Some more reasons for Kubernetes are the move from infrastructure as code towards infrastructure as data, specifically as YAML. All the resources in Kubernetes that include Pods, Configurations, Deployments, Volumes, etc., can simply be expressed in a YAML file. Developers quickly write applications that run across multiple operating environments. Costs can be reduced by scaling down (even to zero with, e.g. [Knative][63]) and also by using plain python or other programming languages instead of paying for a service on Azure, AWS, or Google Cloud. Its management makes it easy through its modularity and abstraction, also with the use of Containers (Docker or [Rocket][65]), you can monitor all your applications in one place.

To get hands-on with Kubernetes you can install Docker Desktop with Kubernetes included. All of my examples are built on top of it and run on any cloud as well as locally. For a more sophisticated set-up in terms of Apache Spark, I suggest reading the blog post from Data Mechanics about Setting up, Managing & Monitoring Spark on Kubernetes. If you are more of a video guy, An introduction to Apache Spark on Kubernetes contains the same content but adds still even on top of it.

As said above, if setting up Kubernetes is too hard, there are Managed Data Stacks, where you can choose existing open-source tools to pick from.

Security: Separation of Concerns as with different namespaces.

# Kubernetes Orchestration

Continuously working towards a desired state.

Everything is represented as a “Kubernetes Resources”
A Pod is the smallest “schedulable” resource (~= container)
A Manifest (YAML) defines the desired state of a resource
Kubernetes drives “reality” to the desired state
The current state is updated based on “reality”

# Kubernetes Architecture

etcd: defines and documents:
- current known state
- desired state

graph LR
  subgraph node
    kubelet["kubelet & kube-proxy"]
    containerd
    container
  end
  subgraph control_plane
    subgraph etcd
      kubernetes_resource
    end
    controllers
    kube-api
    scheduler[Default Scheduler]
  end
  subgraph yaml_file
    resource_configurations
  end
  resource_configurations --> kubectl
  kubectl --> kube-api
  controllers -->|adapts| kube-api
  scheduler -->|adapts| kube-api
  kube-api -->|informs| scheduler
  kube-api -->|informs| controllers
  kube-api -->|manages| kubernetes_resource["kubernetes resource:
- current known state
- desired state"]
  kube-api -->|informs| kubelet
  kubelet -->|updates state| kube-api
  kubelet -->|manages| containerd
  containerd --> container

# Workload Resources

graph TD
  subgraph Workload Resources
    deployment-->replicaset-->pod
    statefulset-->pod
    daemonset-->pod
    cronjob-->job-->pod
    pod[Pod]-.->container
    container[Container]
    style container stroke-dasharray: 5 5
  end

Pods - smallest schedulable unit ~= container
Deployment - declarative updates for Pods
- ReplicaSet - ensures a specified number of Pods
StatefulSet - manages stateful applications
DaemonSet - ensures a Pod on each node
CronJob - runs Jobs on a schedule
- Job - runs Pods to completion

# Deployment Patterns

# Containers deployments

When to use multiple container inside a deplyoment?

In Kubernetes, it’s common to run multiple containers within a single Pod when the containers are tightly coupled application components that need to operate together.

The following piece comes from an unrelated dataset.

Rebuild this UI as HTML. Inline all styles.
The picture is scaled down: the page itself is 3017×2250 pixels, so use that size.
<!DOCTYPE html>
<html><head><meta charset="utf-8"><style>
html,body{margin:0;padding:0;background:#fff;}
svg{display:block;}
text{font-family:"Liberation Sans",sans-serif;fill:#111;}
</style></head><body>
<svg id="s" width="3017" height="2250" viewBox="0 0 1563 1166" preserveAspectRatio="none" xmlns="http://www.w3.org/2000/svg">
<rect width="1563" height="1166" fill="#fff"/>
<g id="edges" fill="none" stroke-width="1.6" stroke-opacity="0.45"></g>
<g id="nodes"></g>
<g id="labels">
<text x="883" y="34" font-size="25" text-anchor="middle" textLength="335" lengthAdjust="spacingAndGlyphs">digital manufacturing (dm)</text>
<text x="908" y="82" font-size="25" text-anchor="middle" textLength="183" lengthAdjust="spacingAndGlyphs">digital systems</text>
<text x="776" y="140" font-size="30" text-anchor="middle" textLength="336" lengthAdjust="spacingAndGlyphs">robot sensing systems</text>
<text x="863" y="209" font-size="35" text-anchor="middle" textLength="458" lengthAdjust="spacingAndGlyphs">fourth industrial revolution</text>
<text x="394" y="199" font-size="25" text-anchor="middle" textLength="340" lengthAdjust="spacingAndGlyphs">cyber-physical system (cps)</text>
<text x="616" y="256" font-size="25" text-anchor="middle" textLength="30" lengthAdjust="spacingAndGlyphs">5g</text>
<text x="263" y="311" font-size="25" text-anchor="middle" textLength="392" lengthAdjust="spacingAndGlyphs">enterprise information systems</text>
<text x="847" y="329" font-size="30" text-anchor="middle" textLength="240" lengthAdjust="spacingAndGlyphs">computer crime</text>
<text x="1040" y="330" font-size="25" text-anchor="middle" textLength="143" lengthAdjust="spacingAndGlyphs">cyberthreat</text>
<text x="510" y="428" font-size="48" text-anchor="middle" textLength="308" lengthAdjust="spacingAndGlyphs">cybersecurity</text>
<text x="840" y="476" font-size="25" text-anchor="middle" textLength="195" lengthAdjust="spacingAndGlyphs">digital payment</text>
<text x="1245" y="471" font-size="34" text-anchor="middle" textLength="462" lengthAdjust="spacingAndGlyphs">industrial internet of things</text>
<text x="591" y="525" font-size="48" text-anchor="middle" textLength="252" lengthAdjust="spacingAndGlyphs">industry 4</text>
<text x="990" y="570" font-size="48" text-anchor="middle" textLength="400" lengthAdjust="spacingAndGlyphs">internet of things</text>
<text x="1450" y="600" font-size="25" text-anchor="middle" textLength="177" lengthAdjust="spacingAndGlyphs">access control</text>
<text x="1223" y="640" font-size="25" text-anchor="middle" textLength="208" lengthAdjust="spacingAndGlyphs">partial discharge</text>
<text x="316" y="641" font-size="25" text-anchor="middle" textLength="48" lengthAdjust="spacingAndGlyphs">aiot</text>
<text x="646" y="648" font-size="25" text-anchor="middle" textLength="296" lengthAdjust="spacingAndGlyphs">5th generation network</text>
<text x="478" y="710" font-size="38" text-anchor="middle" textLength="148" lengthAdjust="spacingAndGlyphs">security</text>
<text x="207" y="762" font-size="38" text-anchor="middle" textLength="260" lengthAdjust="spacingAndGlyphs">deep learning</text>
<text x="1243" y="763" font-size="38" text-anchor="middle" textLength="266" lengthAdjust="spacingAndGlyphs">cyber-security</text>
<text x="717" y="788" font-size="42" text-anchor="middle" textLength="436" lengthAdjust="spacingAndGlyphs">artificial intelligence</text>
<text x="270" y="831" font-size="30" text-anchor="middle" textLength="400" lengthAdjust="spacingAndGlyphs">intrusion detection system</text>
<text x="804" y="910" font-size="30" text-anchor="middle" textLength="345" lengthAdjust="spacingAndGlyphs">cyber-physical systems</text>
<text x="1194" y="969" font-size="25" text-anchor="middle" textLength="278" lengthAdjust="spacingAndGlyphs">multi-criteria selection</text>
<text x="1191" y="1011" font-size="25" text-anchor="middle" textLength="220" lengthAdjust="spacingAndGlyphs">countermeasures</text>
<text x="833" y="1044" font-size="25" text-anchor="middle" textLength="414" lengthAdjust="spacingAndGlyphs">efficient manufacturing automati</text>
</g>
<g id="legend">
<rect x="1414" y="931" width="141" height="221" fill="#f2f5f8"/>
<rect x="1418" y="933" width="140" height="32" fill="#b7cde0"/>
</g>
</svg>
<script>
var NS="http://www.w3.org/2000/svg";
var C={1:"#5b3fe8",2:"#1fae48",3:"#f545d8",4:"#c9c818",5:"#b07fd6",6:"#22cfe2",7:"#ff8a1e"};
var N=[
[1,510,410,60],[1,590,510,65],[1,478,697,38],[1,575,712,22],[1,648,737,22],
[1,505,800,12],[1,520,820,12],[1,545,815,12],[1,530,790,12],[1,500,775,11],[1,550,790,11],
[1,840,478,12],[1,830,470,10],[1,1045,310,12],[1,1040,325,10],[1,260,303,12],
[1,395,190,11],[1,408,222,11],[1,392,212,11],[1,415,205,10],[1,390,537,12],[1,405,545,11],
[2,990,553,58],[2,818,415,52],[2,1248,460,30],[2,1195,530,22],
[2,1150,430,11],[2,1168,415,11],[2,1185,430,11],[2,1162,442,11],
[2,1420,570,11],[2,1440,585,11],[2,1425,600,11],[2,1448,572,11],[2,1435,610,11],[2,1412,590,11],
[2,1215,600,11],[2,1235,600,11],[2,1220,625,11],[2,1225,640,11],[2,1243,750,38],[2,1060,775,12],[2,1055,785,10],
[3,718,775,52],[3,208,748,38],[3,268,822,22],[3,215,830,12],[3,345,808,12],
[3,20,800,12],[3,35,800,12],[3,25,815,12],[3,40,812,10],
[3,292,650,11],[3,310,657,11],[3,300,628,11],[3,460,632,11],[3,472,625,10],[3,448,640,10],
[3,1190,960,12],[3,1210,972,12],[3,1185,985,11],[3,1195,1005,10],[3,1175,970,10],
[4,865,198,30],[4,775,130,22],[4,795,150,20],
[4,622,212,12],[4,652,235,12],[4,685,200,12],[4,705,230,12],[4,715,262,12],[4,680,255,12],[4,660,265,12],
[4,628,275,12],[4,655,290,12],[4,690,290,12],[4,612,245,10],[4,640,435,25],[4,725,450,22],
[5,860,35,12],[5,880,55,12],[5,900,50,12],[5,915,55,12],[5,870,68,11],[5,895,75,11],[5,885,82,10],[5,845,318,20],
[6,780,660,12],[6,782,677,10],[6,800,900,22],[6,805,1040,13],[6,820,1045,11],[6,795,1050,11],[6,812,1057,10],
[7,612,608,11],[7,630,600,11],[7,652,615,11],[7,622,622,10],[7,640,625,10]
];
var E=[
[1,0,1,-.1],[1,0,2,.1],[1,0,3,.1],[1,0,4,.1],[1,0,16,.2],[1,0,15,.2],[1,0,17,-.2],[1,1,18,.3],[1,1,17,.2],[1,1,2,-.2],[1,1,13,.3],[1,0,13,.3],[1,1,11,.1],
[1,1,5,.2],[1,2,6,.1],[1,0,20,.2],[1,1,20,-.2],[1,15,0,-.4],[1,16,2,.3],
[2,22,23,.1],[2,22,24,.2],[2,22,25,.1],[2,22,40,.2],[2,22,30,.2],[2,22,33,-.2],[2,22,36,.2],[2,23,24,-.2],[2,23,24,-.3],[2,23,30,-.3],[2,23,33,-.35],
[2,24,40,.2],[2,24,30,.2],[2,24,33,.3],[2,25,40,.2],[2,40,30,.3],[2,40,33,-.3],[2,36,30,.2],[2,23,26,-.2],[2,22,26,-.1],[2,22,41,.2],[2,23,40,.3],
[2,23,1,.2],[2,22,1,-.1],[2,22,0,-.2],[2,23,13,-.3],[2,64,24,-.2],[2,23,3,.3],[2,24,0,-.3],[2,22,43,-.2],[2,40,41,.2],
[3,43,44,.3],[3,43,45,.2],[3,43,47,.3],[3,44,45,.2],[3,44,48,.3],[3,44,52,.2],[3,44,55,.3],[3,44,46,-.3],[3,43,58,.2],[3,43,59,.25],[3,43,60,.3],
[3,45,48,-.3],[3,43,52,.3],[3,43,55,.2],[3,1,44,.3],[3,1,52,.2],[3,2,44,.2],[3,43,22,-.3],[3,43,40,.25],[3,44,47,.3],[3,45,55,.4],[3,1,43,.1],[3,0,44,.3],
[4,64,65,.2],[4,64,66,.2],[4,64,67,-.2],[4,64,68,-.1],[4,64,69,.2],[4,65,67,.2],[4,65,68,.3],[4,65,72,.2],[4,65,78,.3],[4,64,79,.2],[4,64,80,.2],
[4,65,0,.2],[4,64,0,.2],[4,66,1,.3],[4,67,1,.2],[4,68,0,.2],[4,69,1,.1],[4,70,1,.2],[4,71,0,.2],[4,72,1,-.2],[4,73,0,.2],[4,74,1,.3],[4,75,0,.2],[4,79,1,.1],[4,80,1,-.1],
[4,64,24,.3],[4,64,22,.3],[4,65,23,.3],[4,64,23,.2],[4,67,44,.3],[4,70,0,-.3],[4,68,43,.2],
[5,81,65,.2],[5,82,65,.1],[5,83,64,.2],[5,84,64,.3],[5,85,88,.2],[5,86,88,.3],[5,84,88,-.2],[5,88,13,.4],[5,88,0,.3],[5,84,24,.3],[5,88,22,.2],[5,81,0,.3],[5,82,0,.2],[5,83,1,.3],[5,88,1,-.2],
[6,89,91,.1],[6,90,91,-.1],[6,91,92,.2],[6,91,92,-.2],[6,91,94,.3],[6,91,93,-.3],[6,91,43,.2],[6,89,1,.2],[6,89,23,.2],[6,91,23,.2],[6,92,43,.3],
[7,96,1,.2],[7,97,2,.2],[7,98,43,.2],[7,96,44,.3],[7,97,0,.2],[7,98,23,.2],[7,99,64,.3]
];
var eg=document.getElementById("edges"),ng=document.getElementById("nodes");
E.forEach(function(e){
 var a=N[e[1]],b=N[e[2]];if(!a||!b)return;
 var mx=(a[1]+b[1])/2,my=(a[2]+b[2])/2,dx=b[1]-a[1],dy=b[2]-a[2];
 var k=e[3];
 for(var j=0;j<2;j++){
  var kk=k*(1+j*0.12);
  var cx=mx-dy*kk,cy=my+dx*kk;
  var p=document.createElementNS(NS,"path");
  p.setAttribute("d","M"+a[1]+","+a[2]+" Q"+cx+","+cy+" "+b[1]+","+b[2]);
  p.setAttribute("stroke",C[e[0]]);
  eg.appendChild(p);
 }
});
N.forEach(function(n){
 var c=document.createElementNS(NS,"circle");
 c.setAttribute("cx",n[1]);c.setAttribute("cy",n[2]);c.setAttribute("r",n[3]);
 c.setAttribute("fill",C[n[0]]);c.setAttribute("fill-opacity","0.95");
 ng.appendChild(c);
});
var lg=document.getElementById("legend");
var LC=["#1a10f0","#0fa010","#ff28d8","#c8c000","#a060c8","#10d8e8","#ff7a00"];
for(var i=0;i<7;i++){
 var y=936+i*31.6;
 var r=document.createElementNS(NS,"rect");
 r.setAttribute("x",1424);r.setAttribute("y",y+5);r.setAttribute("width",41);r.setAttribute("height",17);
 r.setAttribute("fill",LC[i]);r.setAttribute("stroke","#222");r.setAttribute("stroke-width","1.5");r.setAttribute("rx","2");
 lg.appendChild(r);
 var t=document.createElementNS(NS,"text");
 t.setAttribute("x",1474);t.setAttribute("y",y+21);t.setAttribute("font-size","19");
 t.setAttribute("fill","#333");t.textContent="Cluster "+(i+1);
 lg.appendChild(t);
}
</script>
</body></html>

It’s a anti-pattern to use multiple containers inside the same pod, except for below patterns such as Sidecar, Ambassaador, etc. Usually you would use a different pod deployment for a DB or a different important service.

Shared Storage: Containers in the same Pod share the same storage volumes. This can be beneficial for situations where one container writes to a shared volume and another reads from it.
Inter-process Communication: Since containers in the same Pod share the same network namespace, they can easily communicate with each other using localhost and share the same Port space.
Sidecar Pattern: A common use case is the sidecar pattern, where the main application might need an auxiliary helper that pushes logs or data elsewhere. For example, one container might serve a web application while a sidecar container pushes logs or data to an external source.
Adapter Pattern: You can use a second container to modify or adapt the data output of the main container in some way. For example, transforming output formats or adapting legacy systems to more modern requirements.
Ambassador Pattern: A container can proxy or shuttle network connections for the main container. This can be used for sharding or partitioning in distributed systems.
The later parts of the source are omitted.